Canyon Ceman had the fortune — or misfortune, depending on your view of things – of competing against two of the most prolific winners of the past two generations of beach volleyball players: Karch Kiraly and Phil Dalhausser.
Olympic gold medalists – Kiraly won in Atlanta in 1996 on the beach, and in 1984 and ’88 indoors; Dalhausser won in 2008 in Beijing – both Kiraly and Dalhausser can be rightfully considered two undisputed members of beach volleyball’s Mount Rushmore.
To Ceman, they are numbers one and two.
“To me, those are the two GOATs,” Ceman says on this week’s podcast. “I might be domestically biased.”
It isn’t just that they won, which they did in abundance, to the tune of 251 tournament victories, but how.
“Karch dominated you with his brain,” said Ceman, who played against him dozens of times and won at least seven (BVBInfo only begins recording specific matches in 2002). “I played him through a 14-year period. In 1996, he would beat you smashing sharp angle in your face 15 times in a row. The Karch that would beat you in 2007 would do a pokie middle deep because you were going to the Karch angle cut shot. He would just mentally dominate you. It was 2007 and I was playing Karch and Kevin Wong and I said ‘I have no chance. There’s no way I can beat this dude.’”

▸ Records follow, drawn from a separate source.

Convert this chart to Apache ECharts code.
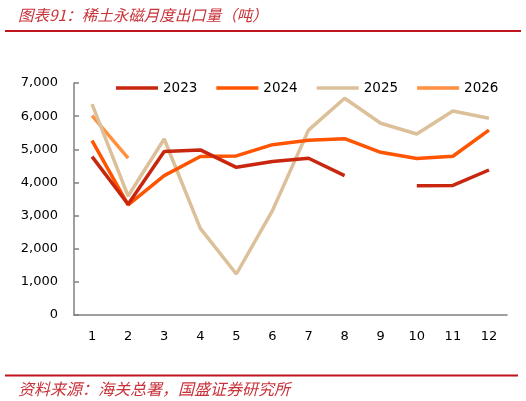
<!DOCTYPE html>
<html>
<head>
<meta charset="utf-8">
<script src="https://cdn.jsdelivr.net/npm/echarts@6/dist/echarts.min.js"></script>
<style>
html,body{margin:0;padding:0;background:#fff;}
#c{width:526px;height:401px;}
</style>
</head>
<body>
<div id="c"></div>
<script>
const months = ['1','2','3','4','5','6','7','8','9','10','11','12'];
const yTicks = [0,1000,2000,3000,4000,5000,6000,7000];
const s2023 = [4780,3340,4930,4980,4455,4630,4730,4205,null,3900,3910,4375];
const s2024 = [5260,3320,4205,4780,4800,5140,5270,5320,4910,4720,4790,5580];
const s2025 = [6360,3590,5310,2615,1237,3150,5580,6540,5785,5460,6155,5935];
const s2026 = [6015,4730];
const names = ['2023','2024','2025','2026'];
const colors = ['#C8260E','#FF5500','#DCC09A','#FF9140'];

const chart = echarts.init(document.getElementById('c'), null, {renderer:'canvas'});
const mk = (i, d) => ({
  name: names[i], type:'line', data:d, symbol:'none', connectNulls:false,
  lineStyle:{color:colors[i], width:3.5}, itemStyle:{color:colors[i]}, z: 10 - i
});
chart.setOption({
  animation:false,
  title:[
    {text:'图表91：稀土永磁月度出口量（吨）', left:13, top:2,
     textStyle:{fontFamily:'Noto Sans CJK SC', fontSize:15.5, fontStyle:'italic', fontWeight:'normal', color:'#C8323A'}},
    {text:'资料来源：海关总署，国盛证券研究所', left:13, top:376,
     textStyle:{fontFamily:'Noto Sans CJK SC', fontSize:16, fontStyle:'italic', fontWeight:'normal', color:'#C8323A'}}
  ],
  graphic:[
    {type:'rect', shape:{x:5, y:30, width:516, height:2}, style:{fill:'#C0141E'}},
    {type:'rect', shape:{x:5, y:374.5, width:513, height:2}, style:{fill:'#C0141E'}}
  ],
  legend:{
    data:names, left:111, top:76, icon:'rect', itemWidth:42, itemHeight:3.5, itemGap:19,
    textStyle:{fontFamily:'DejaVu Sans', fontSize:13.5, color:'#000'}
  },
  grid:{left:74, right:19, top:83, bottom:86, containLabel:false},
  xAxis:{
    type:'category', data:months, boundaryGap:true,
    axisLine:{lineStyle:{color:'#808080', width:1.5}},
    axisTick:{inside:true, length:5, lineStyle:{color:'#808080', width:1.5}},
    axisLabel:{fontFamily:'DejaVu Sans', fontSize:13, color:'#000', margin:15},
    splitLine:{show:false}
  },
  yAxis:{
    type:'value', min:0, max:7000, interval:1000,
    axisLine:{show:true, lineStyle:{color:'#808080', width:1.5}},
    axisTick:{show:true, inside:true, length:5, lineStyle:{color:'#808080', width:1.5}},
    axisLabel:{fontFamily:'DejaVu Sans', fontSize:13, color:'#000', margin:16,
      formatter:v => v.toLocaleString('en-US')},
    splitLine:{show:false}
  },
  series:[mk(0,s2023), mk(1,s2024), mk(2,s2025), mk(3,s2026)]
});
</script>
</body>
</html>
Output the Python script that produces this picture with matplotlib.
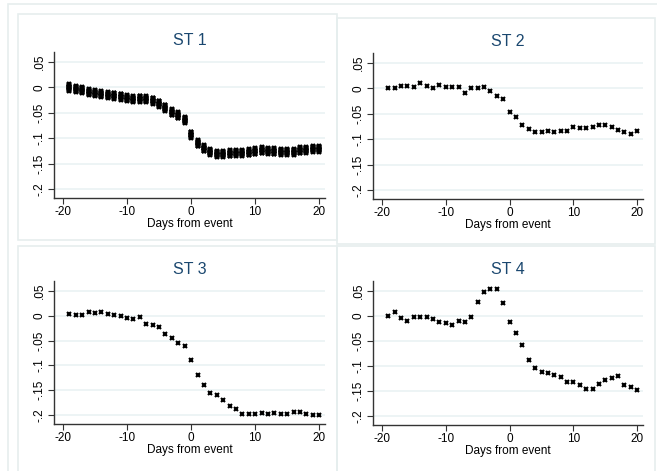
import matplotlib
matplotlib.use("Agg")
import matplotlib.pyplot as plt
from matplotlib.patches import Rectangle
import numpy as np

plt.rcParams['font.family'] = ['Liberation Sans', 'DejaVu Sans']

days = list(range(-19, 21))

st1 = [0.0, -0.003, -0.005, -0.009, -0.011, -0.013, -0.015, -0.016, -0.018, -0.021,
       -0.023, -0.022, -0.023, -0.026, -0.032, -0.040, -0.049, -0.055, -0.064, -0.093,
       -0.110, -0.120, -0.127, -0.131, -0.131, -0.130, -0.129, -0.129, -0.128, -0.126,
       -0.124, -0.125, -0.126, -0.127, -0.127, -0.127, -0.124, -0.123, -0.121, -0.121]
# ST 1 has several overlapping estimates per day
st1_spread = [-0.006, -0.0045, -0.003, -0.0015, 0.0, 0.0015, 0.003, 0.0045, 0.006]

st2 = [0.0, 0.001, 0.005, 0.004, 0.003, 0.010, 0.005, 0.0, 0.007, 0.003,
       0.002, 0.002, -0.008, 0.0, 0.0, 0.002, -0.005, -0.014, -0.021, -0.046,
       -0.056, -0.073, -0.080, -0.085, -0.085, -0.083, -0.085, -0.084, -0.083, -0.076,
       -0.077, -0.077, -0.075, -0.073, -0.072, -0.076, -0.082, -0.086, -0.089, -0.084]

st3 = [0.003, 0.002, 0.002, 0.007, 0.005, 0.008, 0.004, 0.001, -0.001, -0.005,
       -0.006, -0.003, -0.016, -0.019, -0.022, -0.036, -0.044, -0.055, -0.061, -0.089,
       -0.119, -0.140, -0.156, -0.160, -0.170, -0.182, -0.187, -0.198, -0.197, -0.197,
       -0.195, -0.197, -0.195, -0.198, -0.197, -0.193, -0.194, -0.197, -0.200, -0.200]

st4 = [0.001, 0.008, -0.003, -0.009, -0.001, -0.001, -0.001, -0.005, -0.011, -0.013,
       -0.017, -0.009, -0.011, -0.002, 0.029, 0.048, 0.054, 0.054, 0.026, -0.011,
       -0.033, -0.057, -0.087, -0.103, -0.112, -0.114, -0.118, -0.121, -0.131, -0.131,
       -0.137, -0.146, -0.146, -0.135, -0.128, -0.124, -0.120, -0.137, -0.141, -0.148]

titles = ["ST 1", "ST 2", "ST 3", "ST 4"]
xticks = [-20, -10, 0, 10, 20]
yticks = [-0.2, -0.15, -0.1, -0.05, 0, 0.05]
ytick_labels = ["-.2", "-.15", "-.1", "-.05", "0", ".05"]

W, H = 657, 471
fig = plt.figure(figsize=(W / 100, H / 100), dpi=100)
fig.patch.set_facecolor("white")

frame_col = "#e6eeee"
grid_col = "#eaf2f3"
title_col = "#1a476f"


def px_rect(x0, y0, x1, y1):
    # pixel coords from top-left -> figure fraction
    return [x0 / W, 1 - y1 / H, (x1 - x0) / W, (y1 - y0) / H]


# outer frame and panel frames
for (x0, y0, x1, y1) in [(8, 4, 660, 480), (18, 14, 337, 240), (337, 18, 655, 244),
                         (18, 246, 337, 480), (337, 246, 655, 480)]:
    l, b, w, h = px_rect(x0, y0, x1, y1)
    fig.patches.append(Rectangle((l, b), w, h, transform=fig.transFigure,
                                 fill=False, edgecolor=frame_col, linewidth=1.2))

axes_px = [(54, 52, 325, 198), (373, 53, 643, 199),
           (54, 281, 325, 424), (373, 281, 643, 425)]
series = [None, st2, st3, st4]

for i, (box, title) in enumerate(zip(axes_px, titles)):
    ax = fig.add_axes(px_rect(*box))
    ax.set_facecolor("white")
    if i == 0:
        for off in st1_spread:
            ax.plot(days, np.array(st1) + off, linestyle="none", marker="x",
                    color="black", markersize=3.4, markeredgewidth=1.7)
    else:
        ax.plot(days, series[i], linestyle="none", marker="x", color="black",
                markersize=3.4, markeredgewidth=1.5)
    ax.set_xlim(-21.4, 20.9)
    ax.set_ylim(-0.218, 0.07)
    ax.set_xticks(xticks)
    ax.set_xticklabels([str(t) for t in xticks])
    ax.set_yticks(yticks)
    ax.set_yticklabels(ytick_labels, rotation=90, va="center")
    ax.grid(axis="y", color=grid_col, linewidth=1.2)
    ax.set_axisbelow(True)
    for s in ["top", "right"]:
        ax.spines[s].set_visible(False)
    for s in ["left", "bottom"]:
        ax.spines[s].set_color("#333333")
        ax.spines[s].set_linewidth(1.0)
    ax.tick_params(axis="both", labelsize=8.5, length=4, width=0.8,
                   color="#333333", pad=2)
    ax.set_xlabel("Days from event", fontsize=8.5, labelpad=0)
    ax.set_title(title, fontsize=11.5, color=title_col, pad=5)

fig.savefig("out.png", dpi=100, facecolor="white")
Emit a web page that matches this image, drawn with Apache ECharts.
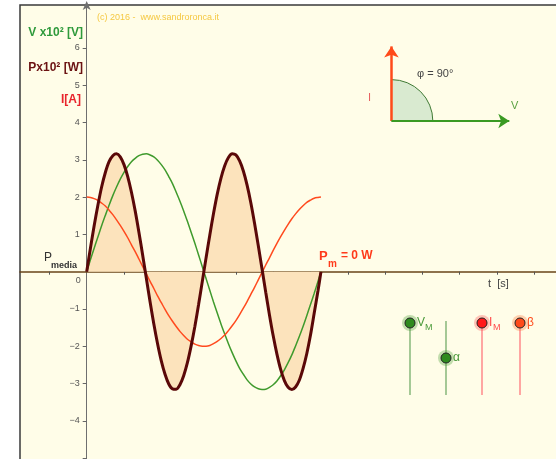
<!DOCTYPE html>
<html>
<head>
<meta charset="utf-8">
<script src="https://cdn.jsdelivr.net/npm/echarts@6/dist/echarts.min.js"></script>
<style>
  html, body { margin: 0; padding: 0; background: #ffffff; }
  #chart { width: 556px; height: 459px; }
</style>
</head>
<body>
<div id="chart"></div>
<script>
// Phase angle ωt in radians over one period
const phases = [0, 0.1, 0.2, 0.3, 0.4, 0.5, 0.6, 0.7, 0.8, 0.9, 1.0, 1.1, 1.2, 1.3, 1.4, 1.5,
  1.6, 1.7, 1.8, 1.9, 2.0, 2.1, 2.2, 2.3, 2.4, 2.5, 2.6, 2.7, 2.8, 2.9, 3.0, 3.1,
  3.2, 3.3, 3.4, 3.5, 3.6, 3.7, 3.8, 3.9, 4.0, 4.1, 4.2, 4.3, 4.4, 4.5, 4.6, 4.7,
  4.8, 4.9, 5.0, 5.1, 5.2, 5.3, 5.4, 5.5, 5.6, 5.7, 5.8, 5.9, 6.0, 6.1, 6.2, 6.28];
// Voltage (x10^2 V)
const voltage = [0, 0.32, 0.63, 0.93, 1.23, 1.51, 1.78, 2.04, 2.27, 2.48, 2.66, 2.82, 2.95, 3.04, 3.11, 3.15,
  3.16, 3.13, 3.08, 2.99, 2.87, 2.73, 2.55, 2.36, 2.13, 1.89, 1.63, 1.35, 1.06, 0.76, 0.45, 0.13,
  -0.18, -0.50, -0.81, -1.11, -1.40, -1.67, -1.93, -2.17, -2.39, -2.59, -2.75, -2.90, -3.01, -3.09, -3.14, -3.16,
  -3.15, -3.10, -3.03, -2.93, -2.79, -2.63, -2.44, -2.23, -1.99, -1.74, -1.47, -1.18, -0.88, -0.58, -0.26, 0];
// Current (A)
const current = [2.00, 1.99, 1.96, 1.91, 1.84, 1.76, 1.65, 1.53, 1.39, 1.24, 1.08, 0.91, 0.72, 0.54, 0.34, 0.14,
  -0.06, -0.26, -0.45, -0.65, -0.83, -1.01, -1.18, -1.33, -1.47, -1.60, -1.71, -1.81, -1.88, -1.94, -1.98, -2.00,
  -2.00, -1.98, -1.93, -1.87, -1.79, -1.70, -1.58, -1.45, -1.31, -1.15, -0.98, -0.80, -0.61, -0.42, -0.22, -0.02,
  0.18, 0.37, 0.57, 0.76, 0.94, 1.11, 1.27, 1.42, 1.55, 1.67, 1.77, 1.86, 1.92, 1.97, 1.99, 2.00];
// Instantaneous power (x10^2 W)
const power = [0, 0.63, 1.23, 1.78, 2.27, 2.66, 2.95, 3.11, 3.16, 3.08, 2.87, 2.55, 2.13, 1.63, 1.06, 0.45,
  -0.18, -0.81, -1.40, -1.93, -2.39, -2.75, -3.01, -3.14, -3.15, -3.03, -2.79, -2.44, -1.99, -1.47, -0.88, -0.26,
  0.37, 0.98, 1.56, 2.08, 2.51, 2.84, 3.06, 3.16, 3.13, 2.97, 2.70, 2.32, 1.85, 1.30, 0.70, 0.08,
  -0.55, -1.16, -1.72, -2.21, -2.62, -2.92, -3.10, -3.16, -3.09, -2.91, -2.60, -2.20, -1.70, -1.11, -0.52, 0];

// Axis ticks
const xTicks = [-1, 1, 2, 3, 4, 5, 6, 7, 8, 9, 10, 11, 12];
const yTicks = [-5, -4, -3, -2, -1, 1, 2, 3, 4, 5, 6];
const yTickLabels = [-4, -3, -2, -1, 1, 2, 3, 4, 5, 6];

// Phasor diagram: peak values and origin (axis units)
const V_M = 3.16;
const I_M = 2;
const phasorOrigin = [8.17, 4.04];
const arcRadius = 1.11;

const pair = arr => phases.map((t, i) => [t, arr[i]]);
const FONT = '"Liberation Sans", Arial, sans-serif';
const minus = v => (v < 0 ? '\u2212' + Math.abs(v) : String(v));

// plot area geometry
const GRID = { left: 20, top: 5, width: 546, height: 464 };
const X_MIN = -1.788, X_MAX = 12.85, Y_MIN = -5.29, Y_MAX = 7.15;
// shift the axes from the grid edges onto the origin
const yAxisOffset = -GRID.width * (0 - X_MIN) / (X_MAX - X_MIN);
const xAxisOffset = -GRID.height * (0 - Y_MIN) / (Y_MAX - Y_MIN);

const chart = echarts.init(document.getElementById('chart'), null, { renderer: 'canvas' });

const txt = (text, x, y, fill, font, align) => ({
  type: 'text', silent: true, z: 100,
  style: { text, x, y, fill, font: font + ' ' + FONT, textAlign: align || 'left', textVerticalAlign: 'middle' }
});

// slider widget: track line, knob with halo, label with optional subscript
function slider(x, knobY, trackTop, trackBottom, lineColor, knobColor, haloColor, label, sub, subDx, labelColor) {
  const els = [
    { type: 'line', silent: true, z: 90, shape: { x1: x, y1: trackTop, x2: x, y2: trackBottom },
      style: { stroke: lineColor, lineWidth: 1.6 } },
    { type: 'circle', silent: true, z: 91, shape: { cx: x, cy: knobY, r: 8 }, style: { fill: haloColor } },
    { type: 'circle', silent: true, z: 92, shape: { cx: x, cy: knobY, r: 5 },
      style: { fill: knobColor, stroke: '#222', lineWidth: 1 } },
    txt(label, x + 7, knobY, labelColor, '12px', 'left')
  ];
  if (sub) els.push(txt(sub, x + subDx, knobY + 5, labelColor, '9px', 'left'));
  return els;
}

const option = {
  animation: false,
  backgroundColor: '#ffffff',
  textStyle: { fontFamily: FONT },
  grid: Object.assign({
    outerBoundsMode: 'none', containLabel: false,
    show: true, backgroundColor: '#fffde8', borderColor: '#3a3a3a', borderWidth: 1.5
  }, GRID),
  xAxis: {
    type: 'value', min: X_MIN, max: X_MAX, position: 'bottom', offset: xAxisOffset,
    axisLine: { onZero: false, lineStyle: { color: '#6a4418', width: 1.5 } },
    axisTick: { show: true, customValues: xTicks, length: 3, lineStyle: { color: '#555' } },
    axisLabel: { customValues: [0], formatter: () => '0', color: '#555', fontSize: 9, margin: 4,
      align: 'right', padding: [0, 6, 0, 0], hideOverlap: false },
    splitLine: { show: false }
  },
  yAxis: {
    type: 'value', min: Y_MIN, max: Y_MAX, position: 'left', offset: yAxisOffset,
    axisLine: { onZero: false, symbol: ['none', 'arrow'], symbolSize: [6, 9], symbolOffset: [0, 4],
      lineStyle: { color: '#6f6f6f', width: 1 } },
    axisTick: { show: true, customValues: yTicks, length: 4, lineStyle: { color: '#666' } },
    axisLabel: { customValues: yTickLabels, formatter: minus, color: '#555', fontSize: 9, margin: 7,
      hideOverlap: false },
    splitLine: { show: false }
  },
  series: [
    { // shaded power area
      name: 'P area', type: 'line', data: pair(power), smooth: 0.3, symbol: 'none',
      lineStyle: { width: 0 }, areaStyle: { color: '#fce3bc', opacity: 1, origin: 0 }, z: 2
    },
    {
      name: 'V', type: 'line', data: pair(voltage), smooth: 0.3, symbol: 'none',
      lineStyle: { color: '#3f9a2c', width: 1.5 }, z: 3
    },
    {
      name: 'I', type: 'line', data: pair(current), smooth: 0.3, symbol: 'none',
      lineStyle: { color: '#ff4a1e', width: 1.5 }, z: 3
    },
    {
      name: 'P', type: 'line', data: pair(power), smooth: 0.3, symbol: 'none',
      lineStyle: { color: '#5a0808', width: 3 }, z: 4
    },
    { // phase-angle sector between the phasors
      name: 'phi', type: 'custom', z: 5, silent: true,
      data: [[phasorOrigin[0], phasorOrigin[1], arcRadius]],
      renderItem: (params, api) => {
        const c = api.coord([api.value(0), api.value(1)]);
        const r = api.size([api.value(2), api.value(2)])[0];
        return {
          type: 'sector',
          shape: { cx: c[0], cy: c[1], r0: 0, r: r, startAngle: -Math.PI / 2, endAngle: 0, clockwise: true },
          style: { fill: '#d9ead0', stroke: '#3f7a34', lineWidth: 1 }
        };
      }
    },
    { // phasors I (vertical) and V (horizontal)
      name: 'phasors', type: 'lines', coordinateSystem: 'cartesian2d', z: 6, silent: true,
      symbol: ['none', 'arrow'], symbolSize: 11,
      data: [
        { coords: [phasorOrigin, [phasorOrigin[0], phasorOrigin[1] + I_M]],
          lineStyle: { color: '#ff4a1a', width: 2.5 } },
        { coords: [phasorOrigin, [phasorOrigin[0] + V_M, phasorOrigin[1]]],
          lineStyle: { color: '#3a9a22', width: 2 } }
      ],
      lineStyle: { opacity: 1, curveness: 0 }
    }
  ],
  graphic: [
    txt('(c) 2016 -  www.sandroronca.it', 97, 18, '#f5c842', '9px'),
    txt('V x10\u00b2 [V]', 83, 33, '#2f9a3c', 'bold 12px', 'right'),
    txt('Px10\u00b2 [W]', 83, 68, '#6b1212', 'bold 12px', 'right'),
    txt('I[A]', 81, 100, '#e8242c', 'bold 12px', 'right'),
    txt('P', 44, 258, '#333333', '12px'),
    txt('media', 51, 266, '#333333', 'bold 9px'),
    txt('P', 319, 256, '#ff3a1a', 'bold 13px'),
    txt('m', 328, 264, '#ff3a1a', 'bold 10px'),
    txt('= 0 W', 341, 256, '#ff3a1a', 'bold 12px'),
    txt('t  [s]', 488, 284, '#444444', '11px'),
    txt('\u03c6 = 90\u00b0', 417, 74, '#444444', '11px'),
    txt('I', 368, 98, '#e86060', '11px'),
    txt('V', 511, 106, '#5aa040', '11px'),
    ...slider(410, 323, 323, 395, '#8fbb80', '#2e8a1e', 'rgba(80,160,60,0.35)', 'V', 'M', 15, '#4a9a3a'),
    ...slider(446, 358, 321, 395, '#8fbb80', '#2e8a1e', 'rgba(80,160,60,0.35)', '\u03b1', '', 0, '#4a9a3a'),
    ...slider(482, 323, 323, 395, '#ff9090', '#ff1a1a', 'rgba(255,90,90,0.35)', 'I', 'M', 11, '#ff4a4a'),
    ...slider(520, 323, 323, 395, '#ff9090', '#ff4a1a', 'rgba(255,120,60,0.35)', '\u03b2', '', 0, '#ff4a1a')
  ]
};

chart.setOption(option);
</script>
</body>
</html>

As for the 6-foot-9 Dalhausser, against whom Ceman went 2-3?
“The only chance you have of beating Phil is if he’s not there mentally,” Ceman said. “With Karch, you never had that opportunity. He was always mentally tuned in.
“Phil dominated you physically, Karch dominated you with his brain.”
It’s a useful explainer for why Kiraly has gone on to have a wildly successful coaching career. He helmed the USA Volleyball women’s team to the first gold medal in federation history at the 2021 Tokyo Olympic Games, then nearly made it back-to-back in Paris, taking silver. Now he’s heading the USA men, with whom he won a pair of gold medals as a player, in 1984 and 1988.
Dalhausser, meanwhile, continues to win, and win, and win some more, even at 45 years old. He and Trevor Crabb won both the 2025 AVP League regular season and the AVP League Championships in Chicago, banking $60,000 for the year. He made the finals at the AVP Manhattan Beach Open. It calls to mind the first SANDCAST we did with Dalhausser, in 2019, in which he said “one thing that will never, ever get old is there’s no such thing as winning too much, you know? Money doesn’t motivate me. It’s winning.”
And, alongside Karch Kiraly, he’s one of the greatest winners of all time.